The Angriest Customers

Working with angry customers is a part of customer service that can’t be avoided. I write about working with angry customers fairly regularly and have a category devoted to it, but it is still a challenge to work with angry customers. A reader named Nancy emailed me today expressing the frustration she feels when she works with extremely angry customers who just won’t let her talk. Her frustration is certainly called for and it is a common one at that.

Out of all the challenges in customer service, working with customers who scream, yell, and curse is probably the biggest challenge. Most companies don’t tolerate the worst of these customers (they hang up), but what about the customer who is just really angry and isn’t necessarily doing anything wrong? How do you work with that customer?

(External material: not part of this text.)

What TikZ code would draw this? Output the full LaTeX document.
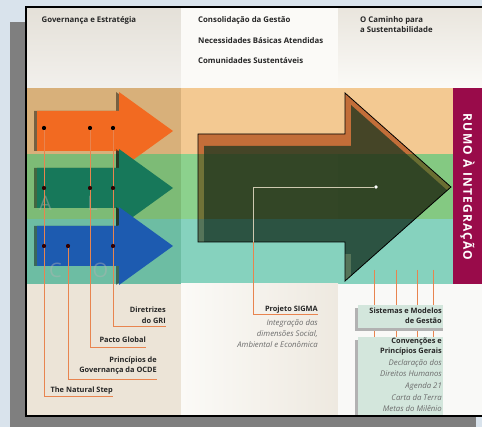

Back in December 2007, I featured a two part guest post from Jennifer Harris, an employee at Ruby Receptionists. Her (great) advice is as follows:

  • Lower your voice. This will force the customer to lower his or her voice to hear you.
  • Provide a plan of action. Let the customer know what you can do and make it clear if you are doing anything special or going out of your way for that customer.

These are two great tips. I also find it useful to apologize to customers about the inconvenience and tell them that you are going to work with them to get their issues resolved. Ask them what they would like to happen to get the issue resolved (this works really well when customers are going on and on; simply ask, “Okay, what would you like us to do to get this issue resolved for you?” and go from there).

It’s unfortunate, but sometimes you just have to talk while an angry customer is talking. If you lower your voice, you will usually be able to gain some control over the conversation. Once you have the customer listening, use your best active listening skills and positive language to come to a solution.

In almost all companies, angry customers are a fact of customer service life. It is important to not take the customer’s anger personally (it isn’t directed towards you specifically) and to do whatever you can to get the issue resolved. Even though some customers can’t be pleased, it is possible to work with a majority of customers who can start off angry and end up satisfied.

4 Responses to “The Angriest Customers”

  1. sara said:

    Feb 27, 09 at 11:58 am

    you make good points here. I’ll admit, I need to get better at lowering my voice sometimes.

    However, something I disagree with is when you say
    “Ask them what they would like to happen to get the issue resolved (this works really well when customers are going on and on; simply ask, “Okay, what would you like us to do to get this issue resolved for you?” and go from there).”

    If this were to be asked to customers at my company, we’d get unreasonable solutions from the customers which would cause them to be even more angry.

  2. Mark Henson said:

    Feb 28, 09 at 7:23 pm

    Nice tips about dealing with angry customers. I always wonder, though, why a company would have angry customers to begin with. Aside from the completely psychotic people (which are out there, I know), most people are angry because of a lack of focus on the customer at some point in their relationship.

    Dealing with angry customers is like paying the interest only part of a debt. Eventually you have to pay off the debt if you want to win in the long term. Find out why the customer is angry and fix THE problem, not just THEIR problem, so it doesn’t happen again.

  3. Dealing with angry customers said:

    Sep 27, 09 at 9:02 am

    […] Great advice from Service Untitled about how to calm down angry customers: […]

  4. Pat said:

    Sep 30, 09 at 10:38 pm

    @sara —

    “If this were to be asked to customers at my company, we’d get unreasonable solutions from the customers which would cause them to be even more angry.”

    How do you know? Many times people just want to know someone cares.

    Using what the customer asks can be a basis for partial solutions, including offering an alternative solution to the problem.